A great wave finally returning to the sea: the wave was real, the shore is still there, and the same water that was the wave is now indistinguishable from the rest of the sea, ready to rise as the next wave when the right conditions return.

Extended meaning

The Nullification Period's structural recognition prevents the practitioner from treating any ending as final. Every cycle ends in Nullification, and every Nullification prepares the next Emergence. This recognition operates at every scale: at the personal scale, every major life-transition has a Nullification-aspect that the practitioner can either resist or honor; at the relational scale, every relationship's completion has a Nullification-aspect that the Rite of Severance addresses formally; at the civilizational scale, the cycles of cultures rising and falling are Nullification-and-Emergence at the social-historical scale; at the universal scale, the eventual contraction of the present universe is Nullification at the largest articulated scale. The Pillar *Sa'Teth* (the Balance of Expansion and Contraction) names the broader rhythm in which Nullification operates as the deepest contraction-point. Nullification is structurally distinct from death-as-event: death is the cessation of one form, Nullification is the dissolution of an entire cycle.

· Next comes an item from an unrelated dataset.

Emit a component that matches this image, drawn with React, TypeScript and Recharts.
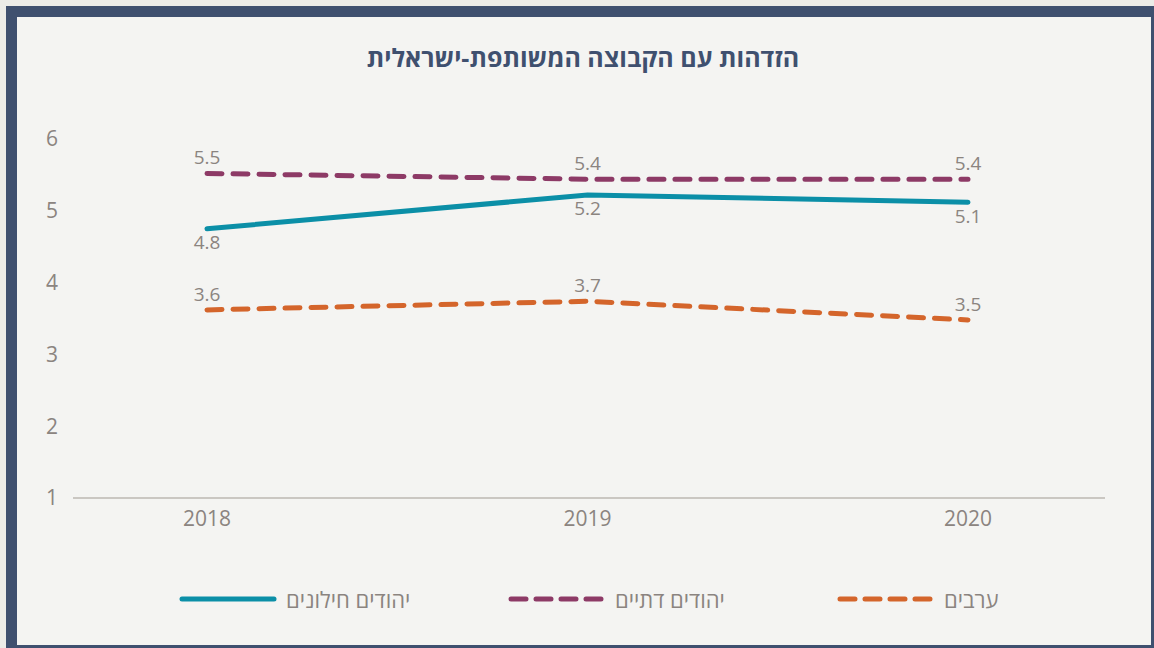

A spirit's death and reincarnation occur within the Anthropogenic Cycle and do not constitute a Nullification; the cycle itself continues to operate. Nullification at the personal scale corresponds structurally to the spirit's eventual transition out of the Anthropogenic Cycle into the Aethereal Cycles, where the cycle of human-form incarnation completes for that spirit.

The Nullification Period is bounded above by the Void (the structural state into which Nullification dissolves) and below by the Reflection Period (which precedes Nullification by establishing the Echoforms that survive into the next cycle).

A practitioner encounters the Nullification Period in cosmological study and in contemplative work addressing major endings. At the personal scale, the recognition that an ending is structurally a Nullification helps the practitioner honor the dissolution rather than fight it; the next emergence is part of the same structural rhythm, and the dissolution-and-emergence pattern is what the cycle is.

Ritual usage

Funerary rites at the personal scale and seasonal-cycle-completion rites at the community scale operate explicitly under Nullification's principle. The Rite of Severance addresses Nullification at the relational-attachment scale.

Hindu *pralaya* (cosmic dissolution) in the Purāṇic tradition. Buddhist *nirodha* (cessation) in the Pāli canon. The Mesoamerican cosmology of cyclic catastrophes-and-renewals. The Christian articulation of *the end of the world* as preparation for the new heavens and earth.

The cosmological research on the universe's eventual fate (the dark-energy-driven heat-death scenario, the cyclic cosmologies of Penrose and the Big Bounce models). The thermodynamic articulation of system-dissolution as the structural condition for new self-organizing systems to emerge.